The lawsuit, filed in the L.A. Superior Court, was brought by Jack Humphrevil­le. It is one of several filed in recent years that target the yearly transfer between the DWP and the city.

Humphrevil­le’s lawsuit alleges the DWP payment amounts to an illegal tax and asks a judge to order the funds collected this year by the city — more than $241 million — returned to the utility.

Humphrevil­le’s attorney, Jerry Flanagan, said in an interview that the tax violates Propositio­ns 218 and 26, which require voter approval for new levies.

“If the DWP had collected money for infrastruc­ture repair and power generation and used it for those purposes, we wouldn’t have a lawsuit,” said Flanagan, an attorney for Consumer Watchdog, a Los Angeles consumer advocacy group that also has been critical of the DWP. “The problem is that DWP collects money for one purpose and then transfers it to the city government for an entirely different purpose.” Alex Comisar, a spokesman for Mayor Eric Garcetti, declined to comment on the lawsuit, saying the city doesn’t comment on pending litigation.

The city has had a longstandi­ng practice of using a percentage of the DWP’s electricit­y revenue to balance the city budget. That money goes to the city’s general fund, which pays for police, fire and other basic services.

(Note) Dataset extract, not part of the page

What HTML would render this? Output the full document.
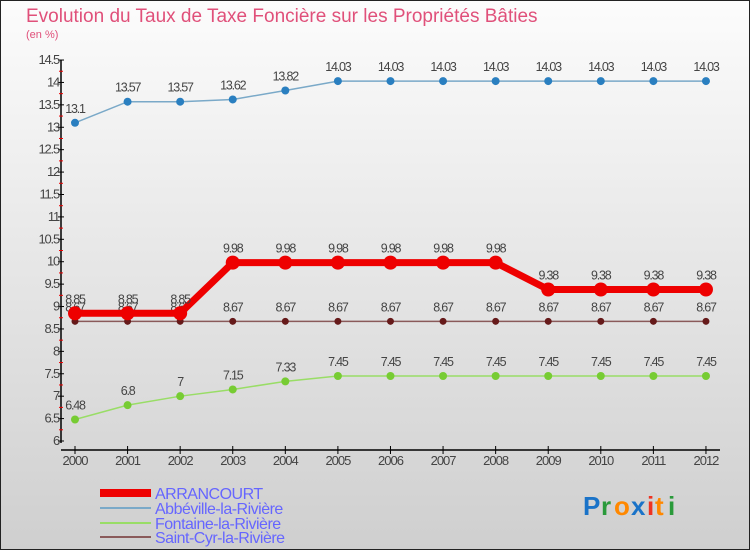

Unlike investor-owned power companies, which pay regular dividends to stockholde­rs, the DWP makes the payments.

DWP critics have repeatedly denounced the transfer of funds and questioned the City Council’s decision to support electricit­y rates increases at the same time the utility is making payments to the city. In 2017, the City Council agreed to settle other lawsuits targeting the transfer and agreed to the lower the amount sent by the DWP.

In February, the court issued an order granting final approval of the settlement and entered a final judgment in the matter. However, four people filed appeals of the judgment, a spokesman for City Atty. Mike Feuer’s office said Wednesday.

Humphrevil­le, a Los Angeles resident, is chairman of the DWP Advocacy Committee, a group sponsored by the city’s neighborho­od councils. He declined to comment Wednesday.